* Start STORED DATA *

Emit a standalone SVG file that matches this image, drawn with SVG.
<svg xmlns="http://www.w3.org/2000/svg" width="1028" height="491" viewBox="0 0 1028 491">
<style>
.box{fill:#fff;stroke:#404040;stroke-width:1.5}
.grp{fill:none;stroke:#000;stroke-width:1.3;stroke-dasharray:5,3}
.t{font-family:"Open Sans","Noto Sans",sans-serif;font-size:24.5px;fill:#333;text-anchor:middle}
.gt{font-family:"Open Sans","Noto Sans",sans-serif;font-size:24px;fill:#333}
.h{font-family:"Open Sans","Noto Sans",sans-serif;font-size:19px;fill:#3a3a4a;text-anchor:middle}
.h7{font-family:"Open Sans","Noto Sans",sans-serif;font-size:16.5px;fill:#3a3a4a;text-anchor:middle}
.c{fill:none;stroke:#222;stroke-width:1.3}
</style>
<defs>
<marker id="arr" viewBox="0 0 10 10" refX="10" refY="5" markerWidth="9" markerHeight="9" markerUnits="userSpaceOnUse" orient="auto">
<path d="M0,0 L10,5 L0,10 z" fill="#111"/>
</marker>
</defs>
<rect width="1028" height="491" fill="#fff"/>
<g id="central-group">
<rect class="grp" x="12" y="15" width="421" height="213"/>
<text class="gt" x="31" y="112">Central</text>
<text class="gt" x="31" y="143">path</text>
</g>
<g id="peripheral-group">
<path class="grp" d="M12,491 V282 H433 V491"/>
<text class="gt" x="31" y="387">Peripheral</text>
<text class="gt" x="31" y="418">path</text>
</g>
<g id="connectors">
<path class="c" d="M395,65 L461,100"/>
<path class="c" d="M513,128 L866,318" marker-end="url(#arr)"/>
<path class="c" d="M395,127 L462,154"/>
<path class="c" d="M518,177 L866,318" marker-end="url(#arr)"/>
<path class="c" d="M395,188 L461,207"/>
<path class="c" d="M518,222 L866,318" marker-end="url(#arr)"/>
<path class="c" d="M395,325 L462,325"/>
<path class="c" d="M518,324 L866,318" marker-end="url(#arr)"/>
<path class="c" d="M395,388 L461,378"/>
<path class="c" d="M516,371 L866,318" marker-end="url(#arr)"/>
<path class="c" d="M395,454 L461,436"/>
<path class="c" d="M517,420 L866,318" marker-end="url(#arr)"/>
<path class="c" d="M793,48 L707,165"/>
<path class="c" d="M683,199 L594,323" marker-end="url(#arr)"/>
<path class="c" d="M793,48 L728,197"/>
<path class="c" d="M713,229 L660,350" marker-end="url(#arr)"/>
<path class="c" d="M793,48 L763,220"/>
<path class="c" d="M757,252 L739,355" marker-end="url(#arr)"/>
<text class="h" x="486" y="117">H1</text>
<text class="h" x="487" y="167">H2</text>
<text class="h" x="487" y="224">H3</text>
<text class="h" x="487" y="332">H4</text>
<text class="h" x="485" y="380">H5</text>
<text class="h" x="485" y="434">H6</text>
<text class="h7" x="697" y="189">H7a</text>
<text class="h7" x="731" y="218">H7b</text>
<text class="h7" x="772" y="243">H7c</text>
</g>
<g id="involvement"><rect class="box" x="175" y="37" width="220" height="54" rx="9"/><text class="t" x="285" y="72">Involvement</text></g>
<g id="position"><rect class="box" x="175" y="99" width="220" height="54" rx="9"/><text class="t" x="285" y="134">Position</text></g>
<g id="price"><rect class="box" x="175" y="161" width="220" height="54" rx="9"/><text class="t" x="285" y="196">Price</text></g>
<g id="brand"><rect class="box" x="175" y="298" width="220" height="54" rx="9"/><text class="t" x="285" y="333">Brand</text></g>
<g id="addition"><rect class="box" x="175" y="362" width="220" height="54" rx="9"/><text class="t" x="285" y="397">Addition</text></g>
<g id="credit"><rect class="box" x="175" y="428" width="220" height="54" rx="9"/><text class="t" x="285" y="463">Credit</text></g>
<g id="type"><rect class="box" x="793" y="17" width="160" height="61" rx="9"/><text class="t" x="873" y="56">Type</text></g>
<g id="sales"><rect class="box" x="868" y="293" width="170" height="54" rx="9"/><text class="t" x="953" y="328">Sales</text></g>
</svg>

* End STORED DATA *

Write out the material from the first line to the last, exactly.

# [EXERCISE OUTPUT]
Emit a standalone SVG file that matches this image, drawn with SVG.
<svg xmlns="http://www.w3.org/2000/svg" width="1028" height="491" viewBox="0 0 1028 491">
<style>
.box{fill:#fff;stroke:#404040;stroke-width:1.5}
.grp{fill:none;stroke:#000;stroke-width:1.3;stroke-dasharray:5,3}
.t{font-family:"Open Sans","Noto Sans",sans-serif;font-size:24.5px;fill:#333;text-anchor:middle}
.gt{font-family:"Open Sans","Noto Sans",sans-serif;font-size:24px;fill:#333}
.h{font-family:"Open Sans","Noto Sans",sans-serif;font-size:19px;fill:#3a3a4a;text-anchor:middle}
.h7{font-family:"Open Sans","Noto Sans",sans-serif;font-size:16.5px;fill:#3a3a4a;text-anchor:middle}
.c{fill:none;stroke:#222;stroke-width:1.3}
</style>
<defs>
<marker id="arr" viewBox="0 0 10 10" refX="10" refY="5" markerWidth="9" markerHeight="9" markerUnits="userSpaceOnUse" orient="auto">
<path d="M0,0 L10,5 L0,10 z" fill="#111"/>
</marker>
</defs>
<rect width="1028" height="491" fill="#fff"/>
<g id="central-group">
<rect class="grp" x="12" y="15" width="421" height="213"/>
<text class="gt" x="31" y="112">Central</text>
<text class="gt" x="31" y="143">path</text>
</g>
<g id="peripheral-group">
<path class="grp" d="M12,491 V282 H433 V491"/>
<text class="gt" x="31" y="387">Peripheral</text>
<text class="gt" x="31" y="418">path</text>
</g>
<g id="connectors">
<path class="c" d="M395,65 L461,100"/>
<path class="c" d="M513,128 L866,318" marker-end="url(#arr)"/>
<path class="c" d="M395,127 L462,154"/>
<path class="c" d="M518,177 L866,318" marker-end="url(#arr)"/>
<path class="c" d="M395,188 L461,207"/>
<path class="c" d="M518,222 L866,318" marker-end="url(#arr)"/>
<path class="c" d="M395,325 L462,325"/>
<path class="c" d="M518,324 L866,318" marker-end="url(#arr)"/>
<path class="c" d="M395,388 L461,378"/>
<path class="c" d="M516,371 L866,318" marker-end="url(#arr)"/>
<path class="c" d="M395,454 L461,436"/>
<path class="c" d="M517,420 L866,318" marker-end="url(#arr)"/>
<path class="c" d="M793,48 L707,165"/>
<path class="c" d="M683,199 L594,323" marker-end="url(#arr)"/>
<path class="c" d="M793,48 L728,197"/>
<path class="c" d="M713,229 L660,350" marker-end="url(#arr)"/>
<path class="c" d="M793,48 L763,220"/>
<path class="c" d="M757,252 L739,355" marker-end="url(#arr)"/>
<text class="h" x="486" y="117">H1</text>
<text class="h" x="487" y="167">H2</text>
<text class="h" x="487" y="224">H3</text>
<text class="h" x="487" y="332">H4</text>
<text class="h" x="485" y="380">H5</text>
<text class="h" x="485" y="434">H6</text>
<text class="h7" x="697" y="189">H7a</text>
<text class="h7" x="731" y="218">H7b</text>
<text class="h7" x="772" y="243">H7c</text>
</g>
<g id="involvement"><rect class="box" x="175" y="37" width="220" height="54" rx="9"/><text class="t" x="285" y="72">Involvement</text></g>
<g id="position"><rect class="box" x="175" y="99" width="220" height="54" rx="9"/><text class="t" x="285" y="134">Position</text></g>
<g id="price"><rect class="box" x="175" y="161" width="220" height="54" rx="9"/><text class="t" x="285" y="196">Price</text></g>
<g id="brand"><rect class="box" x="175" y="298" width="220" height="54" rx="9"/><text class="t" x="285" y="333">Brand</text></g>
<g id="addition"><rect class="box" x="175" y="362" width="220" height="54" rx="9"/><text class="t" x="285" y="397">Addition</text></g>
<g id="credit"><rect class="box" x="175" y="428" width="220" height="54" rx="9"/><text class="t" x="285" y="463">Credit</text></g>
<g id="type"><rect class="box" x="793" y="17" width="160" height="61" rx="9"/><text class="t" x="873" y="56">Type</text></g>
<g id="sales"><rect class="box" x="868" y="293" width="170" height="54" rx="9"/><text class="t" x="953" y="328">Sales</text></g>
</svg>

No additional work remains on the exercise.